Ask a family in Bronte Village where a kid should get a first proper plate of fish and chips, and the answer keeps pointing to the same corner of Lakeshore Road West. Bronte Fish & Chips is a family-run British chippy a short walk from the Oakville waterfront, and it has built its name on doing one thing without drift: battered halibut, haddock, and cod with fresh-cut fries, served to people who grew up on it. The menu is broad enough that a table never has to argue — kids' plates, a seafood platter, a homemade dessert to close — but the centre of it never moves.
The order starts with the fish, and the fish is cut by hand every morning. Halibut is the centrepiece, flaky under a light homemade batter, with haddock and cod close behind and a seafood platter or shrimp dinner for a bigger appetite. The fries matter as much as the fish: potatoes cut fresh in-house and fried to hold their softness inside a proper crust. That same batter goes onto onion rings, mushrooms, and shrimp, so the sides belong to the kitchen rather than to a freezer bag. Mushy peas and coleslaw keep the plate British; poutine and pogos round out the fried sides. The kids get their own short list of chicken fingers and nuggets, so a family table rarely leaves anyone out. Dessert closes the circle with a scratch cherry cheesecake and a chocolate brownie under ice cream.
What the kitchen will not do tells you as much as what it does. There is no sprawling list chasing trends and no reinvention of a dish that has worked for decades — just a tight British-chippy lineup cooked the same way each service. That discipline is the point: a kitchen confident enough in its core that it never pads the menu to look busy. The specials give the week its shape — haddock and chips on Tuesday, cod and chips on Wednesday and Thursday, each at a lower feature price for take-out or dine-in — and regulars read that calendar like a standing invitation.
Bronte Village puts the restaurant a few minutes from the lake, and the seaside-chippy idea suits the setting. The British lineup is the giveaway: not a themed costume but the genuine article, the kind of plate that would read the same in a chippy back in Britain. It is the address locals point visitors toward when they want fish and chips done the old way.
The consistency is a family trait. Bronte Fish & Chips opened in 1968 and has stayed in a single family ever since, now run by Simone and Todd Waddell — the fourth generation, by the family's own telling. The long handoff shows up in who fills the tables: parents bring children in for a first fish and chips, and those children return as adults to do the same with their own. It is built for that crowd down to the details — highchairs and booster seats at the ready, a monthly colouring contest for the youngest guests — and the welcome reads as practised rather than performed.

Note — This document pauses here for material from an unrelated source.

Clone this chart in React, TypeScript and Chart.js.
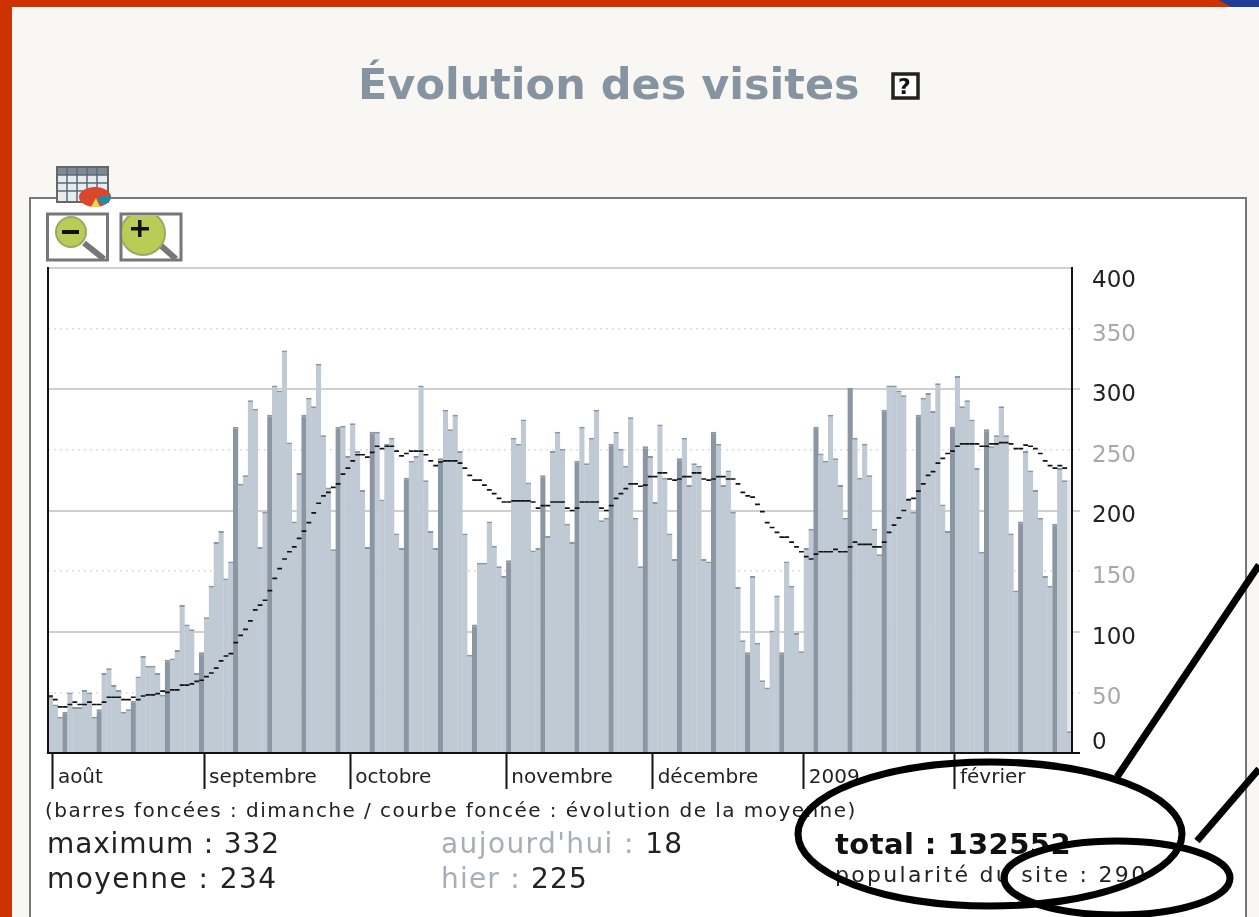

How it runs is part of the identity too. This is a take-out and dine-in chippy that works first-come, first-served, no reservations and no fuss, quiet at the start of the week and busiest on its midweek fish nights. That schedule, paired with the specials, becomes its own map for a regular: a Tuesday haddock run, a Friday dinner with the kids, a Saturday plate carried home down the hill toward the lake. More than half a century in, the order has not changed: fish cut that morning, chips cut that day, and a cherry cheesecake somebody actually baked.